"There is a medium between these, proper for every character, which the eye will easily and accurately determine.
"Thus, if the lines, fig. 70, were to be the measure of the extreme length or breadth, set out either for the figure of a man or a vase, the eye soon sees the longest of these is not quite sufficiently so in proportion to the other for a genteel man, and yet it would make a vase too taper to be elegant; no rule or compasses would decide this matter either so quickly or so precisely as a good eye."
I apprehend that Hogarth intended to have introduced this vase into the second print of his Analysis, but found he had not room; for, on the same piece of paper with the drawing, he thus continues the subject:
"We cannot wonder that many writers should have imagined that the different orders of architecture have been taken from the human form, since both are governed by the same principles of fitness, strength, and beauty.[56] The general opinion that the Corinthian capital was taken from a basket and dock leaves, may be supported on the same grounds."

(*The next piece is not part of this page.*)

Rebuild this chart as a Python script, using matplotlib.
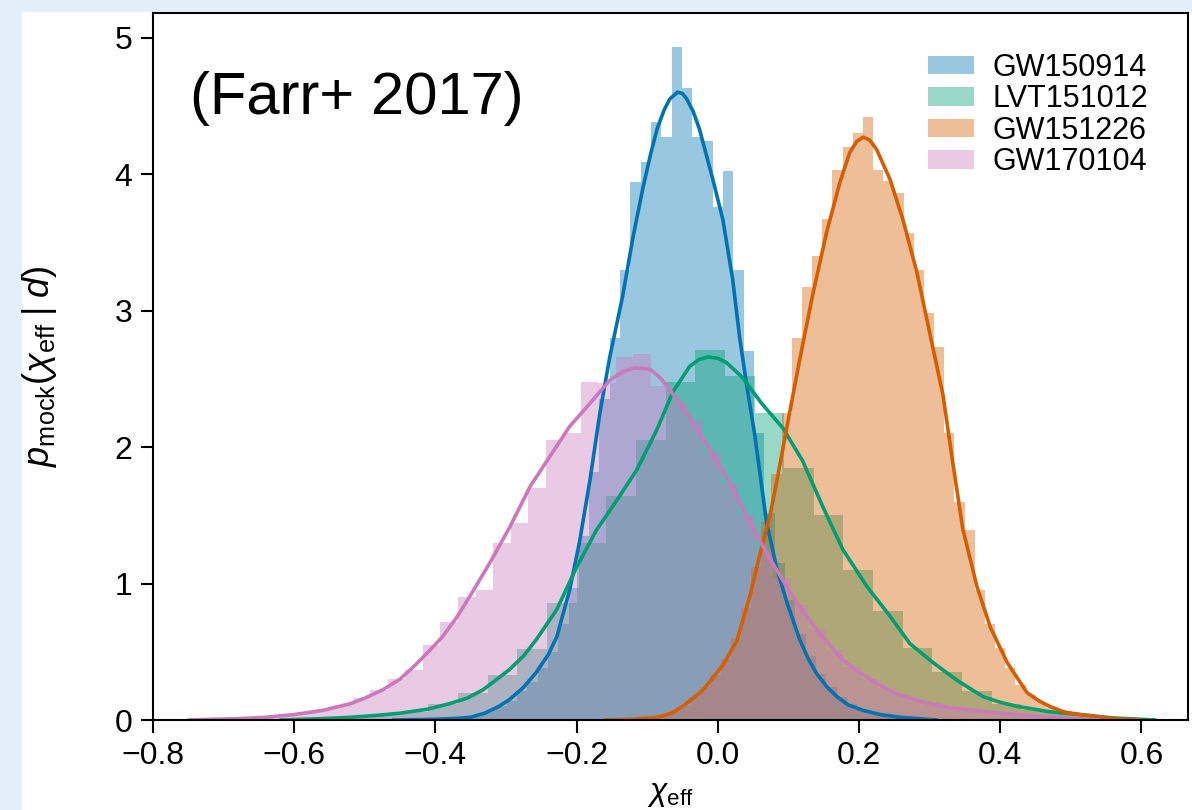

This leads him to one of his favourite ideas, a new order of architecture.
HINTS FOR A NEW CAPITAL.
DESIGNS FOR CAPITALS.
Three of the examples are selected from the most grotesque and ridiculous objects; the other two from flowers; and the Bohemian feathers seem slight essays to prove what he frequently advanced, that though he considered the ancient orders with reverence, yet being the productions of men, men might without heresy venture to vary from them. He remarks: "That churches, palaces, prisons, common houses, and summer houses might be built more in distinct characters than they are, by contriving orders suitable to each; whereas, were a modern architect to build a palace in Lapland or the West Indies, Palladio must be his guide, nor would he dare to stir a step without his book."